● **Data lines**
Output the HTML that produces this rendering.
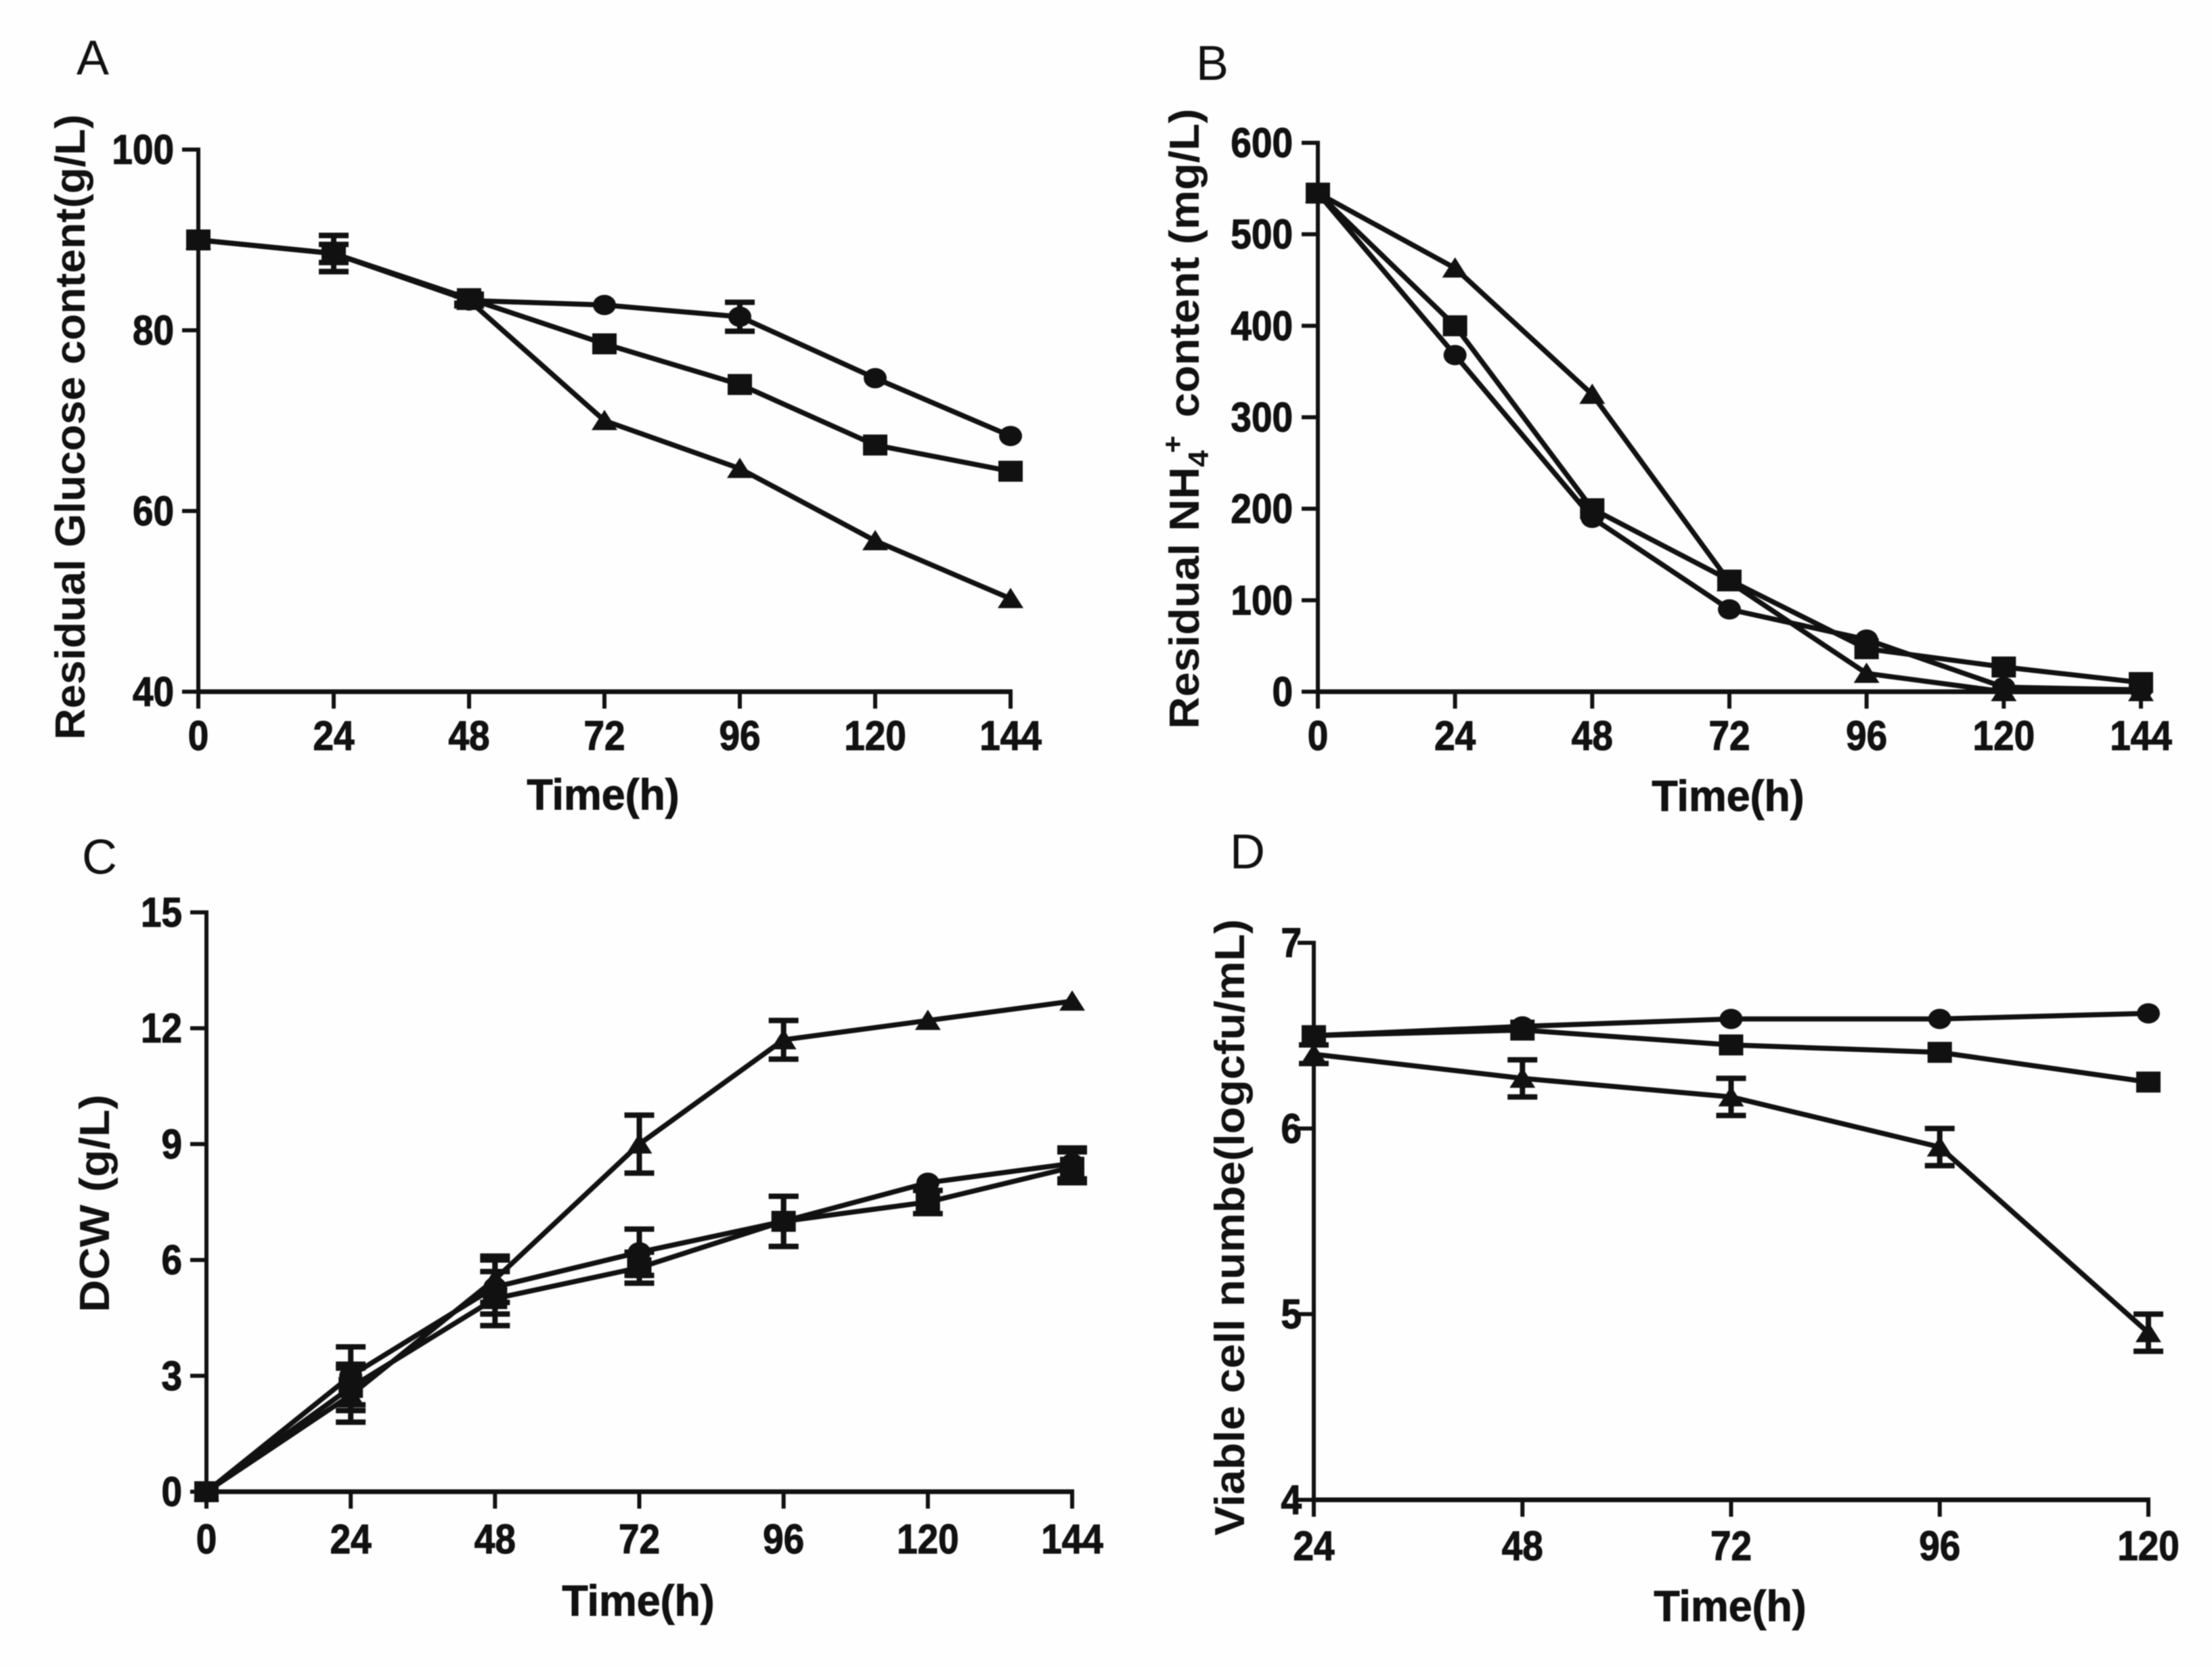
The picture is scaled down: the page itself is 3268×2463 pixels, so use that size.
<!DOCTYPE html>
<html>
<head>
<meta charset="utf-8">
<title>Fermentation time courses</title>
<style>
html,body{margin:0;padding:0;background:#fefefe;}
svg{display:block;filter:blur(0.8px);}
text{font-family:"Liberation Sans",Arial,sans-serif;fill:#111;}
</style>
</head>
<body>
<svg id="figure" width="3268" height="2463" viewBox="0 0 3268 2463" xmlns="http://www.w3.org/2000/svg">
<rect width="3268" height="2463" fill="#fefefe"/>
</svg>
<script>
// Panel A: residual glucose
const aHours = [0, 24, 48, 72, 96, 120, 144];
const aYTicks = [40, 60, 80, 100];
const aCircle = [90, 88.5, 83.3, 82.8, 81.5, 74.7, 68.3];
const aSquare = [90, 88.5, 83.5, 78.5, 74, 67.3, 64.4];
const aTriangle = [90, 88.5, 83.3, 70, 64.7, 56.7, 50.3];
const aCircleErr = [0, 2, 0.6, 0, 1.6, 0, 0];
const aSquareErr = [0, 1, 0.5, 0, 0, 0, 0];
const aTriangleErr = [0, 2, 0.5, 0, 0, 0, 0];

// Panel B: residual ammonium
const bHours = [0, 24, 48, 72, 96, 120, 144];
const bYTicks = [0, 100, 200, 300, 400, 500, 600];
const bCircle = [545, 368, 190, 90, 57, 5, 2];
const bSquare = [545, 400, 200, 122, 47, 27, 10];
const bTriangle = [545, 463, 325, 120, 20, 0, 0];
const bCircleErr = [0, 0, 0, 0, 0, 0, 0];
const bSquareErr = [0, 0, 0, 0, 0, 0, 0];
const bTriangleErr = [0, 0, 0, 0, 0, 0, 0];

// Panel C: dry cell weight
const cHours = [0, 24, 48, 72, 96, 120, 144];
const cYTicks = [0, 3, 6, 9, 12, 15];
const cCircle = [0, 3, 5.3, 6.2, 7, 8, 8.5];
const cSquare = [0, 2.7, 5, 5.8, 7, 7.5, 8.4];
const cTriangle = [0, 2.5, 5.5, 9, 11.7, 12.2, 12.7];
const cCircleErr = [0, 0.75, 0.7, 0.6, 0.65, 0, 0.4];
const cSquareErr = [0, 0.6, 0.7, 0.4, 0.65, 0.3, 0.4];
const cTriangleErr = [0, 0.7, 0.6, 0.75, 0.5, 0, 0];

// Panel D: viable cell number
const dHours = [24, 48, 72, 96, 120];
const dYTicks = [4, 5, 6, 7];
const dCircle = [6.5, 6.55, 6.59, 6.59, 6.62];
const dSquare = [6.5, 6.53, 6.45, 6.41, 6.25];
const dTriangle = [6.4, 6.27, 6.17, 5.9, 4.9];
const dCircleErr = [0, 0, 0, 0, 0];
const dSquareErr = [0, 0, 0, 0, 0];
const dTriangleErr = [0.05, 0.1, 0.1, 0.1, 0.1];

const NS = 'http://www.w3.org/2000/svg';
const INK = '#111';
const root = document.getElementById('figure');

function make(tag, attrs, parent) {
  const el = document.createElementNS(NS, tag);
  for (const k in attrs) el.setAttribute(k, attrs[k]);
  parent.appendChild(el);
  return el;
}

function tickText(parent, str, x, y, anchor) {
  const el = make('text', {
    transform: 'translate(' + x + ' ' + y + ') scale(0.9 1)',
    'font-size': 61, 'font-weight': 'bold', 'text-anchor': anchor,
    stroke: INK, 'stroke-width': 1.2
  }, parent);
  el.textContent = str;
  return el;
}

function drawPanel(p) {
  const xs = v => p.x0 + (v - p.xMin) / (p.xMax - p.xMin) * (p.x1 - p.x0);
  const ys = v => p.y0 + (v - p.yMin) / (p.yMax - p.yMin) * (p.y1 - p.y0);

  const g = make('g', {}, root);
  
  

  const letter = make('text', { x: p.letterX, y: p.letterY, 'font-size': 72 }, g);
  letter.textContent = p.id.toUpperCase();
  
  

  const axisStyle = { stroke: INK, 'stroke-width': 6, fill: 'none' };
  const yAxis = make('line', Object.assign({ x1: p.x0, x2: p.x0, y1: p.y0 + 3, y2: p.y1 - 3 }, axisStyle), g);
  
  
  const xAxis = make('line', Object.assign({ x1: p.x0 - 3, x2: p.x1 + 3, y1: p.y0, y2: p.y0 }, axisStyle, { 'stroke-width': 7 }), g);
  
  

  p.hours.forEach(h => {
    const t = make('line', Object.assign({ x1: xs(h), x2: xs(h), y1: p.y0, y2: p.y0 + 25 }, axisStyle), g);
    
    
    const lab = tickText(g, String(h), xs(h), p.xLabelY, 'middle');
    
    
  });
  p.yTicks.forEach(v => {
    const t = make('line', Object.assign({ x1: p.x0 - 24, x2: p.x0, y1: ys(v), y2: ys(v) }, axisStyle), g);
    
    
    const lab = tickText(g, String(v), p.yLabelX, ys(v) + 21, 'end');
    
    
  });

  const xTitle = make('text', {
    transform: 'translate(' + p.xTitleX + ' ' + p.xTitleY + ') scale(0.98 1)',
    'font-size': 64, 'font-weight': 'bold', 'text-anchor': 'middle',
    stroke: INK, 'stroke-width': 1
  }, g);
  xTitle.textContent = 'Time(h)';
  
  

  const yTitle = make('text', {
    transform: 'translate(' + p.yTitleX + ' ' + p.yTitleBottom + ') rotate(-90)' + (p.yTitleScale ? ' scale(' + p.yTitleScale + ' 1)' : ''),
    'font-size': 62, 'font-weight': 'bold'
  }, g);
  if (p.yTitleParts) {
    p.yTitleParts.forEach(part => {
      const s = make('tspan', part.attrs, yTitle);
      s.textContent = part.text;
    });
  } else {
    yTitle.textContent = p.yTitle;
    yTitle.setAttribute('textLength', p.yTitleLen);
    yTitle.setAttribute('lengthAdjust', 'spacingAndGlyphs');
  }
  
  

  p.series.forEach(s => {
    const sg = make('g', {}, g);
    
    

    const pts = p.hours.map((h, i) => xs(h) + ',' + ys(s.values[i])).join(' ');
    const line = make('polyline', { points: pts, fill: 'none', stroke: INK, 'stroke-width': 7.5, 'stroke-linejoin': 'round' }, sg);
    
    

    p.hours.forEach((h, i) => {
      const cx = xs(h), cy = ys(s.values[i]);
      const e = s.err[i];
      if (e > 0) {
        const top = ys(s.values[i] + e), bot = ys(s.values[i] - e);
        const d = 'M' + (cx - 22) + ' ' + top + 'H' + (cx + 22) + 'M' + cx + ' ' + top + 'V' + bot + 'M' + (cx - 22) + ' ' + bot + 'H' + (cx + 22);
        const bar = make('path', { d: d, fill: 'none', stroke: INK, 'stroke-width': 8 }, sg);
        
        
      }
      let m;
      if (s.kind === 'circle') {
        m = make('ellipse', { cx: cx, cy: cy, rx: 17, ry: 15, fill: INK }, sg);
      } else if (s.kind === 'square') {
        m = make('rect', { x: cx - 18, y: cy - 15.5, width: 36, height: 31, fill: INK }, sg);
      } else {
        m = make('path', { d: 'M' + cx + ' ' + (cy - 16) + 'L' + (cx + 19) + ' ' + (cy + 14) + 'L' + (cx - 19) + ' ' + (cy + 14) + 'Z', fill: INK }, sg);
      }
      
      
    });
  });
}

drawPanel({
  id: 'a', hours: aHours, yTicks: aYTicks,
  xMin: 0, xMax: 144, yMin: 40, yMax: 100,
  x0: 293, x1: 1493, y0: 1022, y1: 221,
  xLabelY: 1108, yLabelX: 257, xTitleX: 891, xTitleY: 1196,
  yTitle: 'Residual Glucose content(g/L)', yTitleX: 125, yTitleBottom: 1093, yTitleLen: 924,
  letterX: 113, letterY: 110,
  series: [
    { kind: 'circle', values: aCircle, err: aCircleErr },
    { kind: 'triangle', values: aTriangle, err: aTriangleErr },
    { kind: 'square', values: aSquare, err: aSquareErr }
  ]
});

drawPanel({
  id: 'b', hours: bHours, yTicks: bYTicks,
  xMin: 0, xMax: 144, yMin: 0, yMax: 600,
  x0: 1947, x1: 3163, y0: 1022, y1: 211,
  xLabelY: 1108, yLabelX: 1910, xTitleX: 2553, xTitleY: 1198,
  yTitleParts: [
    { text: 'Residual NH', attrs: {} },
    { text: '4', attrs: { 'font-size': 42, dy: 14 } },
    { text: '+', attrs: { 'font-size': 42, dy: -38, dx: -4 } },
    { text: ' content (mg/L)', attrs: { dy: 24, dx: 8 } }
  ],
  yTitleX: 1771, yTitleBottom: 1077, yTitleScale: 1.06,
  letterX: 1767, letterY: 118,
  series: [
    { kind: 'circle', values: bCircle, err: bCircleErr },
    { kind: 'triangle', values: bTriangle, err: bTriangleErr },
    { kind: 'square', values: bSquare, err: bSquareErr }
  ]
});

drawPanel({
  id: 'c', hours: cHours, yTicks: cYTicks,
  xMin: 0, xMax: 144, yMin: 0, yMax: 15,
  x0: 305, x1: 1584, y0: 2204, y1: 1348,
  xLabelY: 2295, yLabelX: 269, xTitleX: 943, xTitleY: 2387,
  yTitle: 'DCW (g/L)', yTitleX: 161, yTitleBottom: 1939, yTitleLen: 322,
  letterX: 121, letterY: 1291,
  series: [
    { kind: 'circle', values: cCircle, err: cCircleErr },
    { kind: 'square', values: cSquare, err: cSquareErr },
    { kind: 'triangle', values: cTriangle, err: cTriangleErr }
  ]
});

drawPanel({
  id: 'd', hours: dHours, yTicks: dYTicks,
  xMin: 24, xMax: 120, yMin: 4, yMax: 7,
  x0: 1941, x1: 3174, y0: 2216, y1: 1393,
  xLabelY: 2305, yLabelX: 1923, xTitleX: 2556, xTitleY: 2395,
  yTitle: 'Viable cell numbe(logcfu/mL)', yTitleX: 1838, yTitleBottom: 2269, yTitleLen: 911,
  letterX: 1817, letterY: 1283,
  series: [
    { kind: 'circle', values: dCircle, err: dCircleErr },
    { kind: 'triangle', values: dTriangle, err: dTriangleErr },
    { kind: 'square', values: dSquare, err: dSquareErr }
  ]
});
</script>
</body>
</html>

● **Directions**
From the data, collect all lines where the string "that" appears.

● **Complete response**
Output the HTML that produces this rendering.
The picture is scaled down: the page itself is 3268×2463 pixels, so use that size.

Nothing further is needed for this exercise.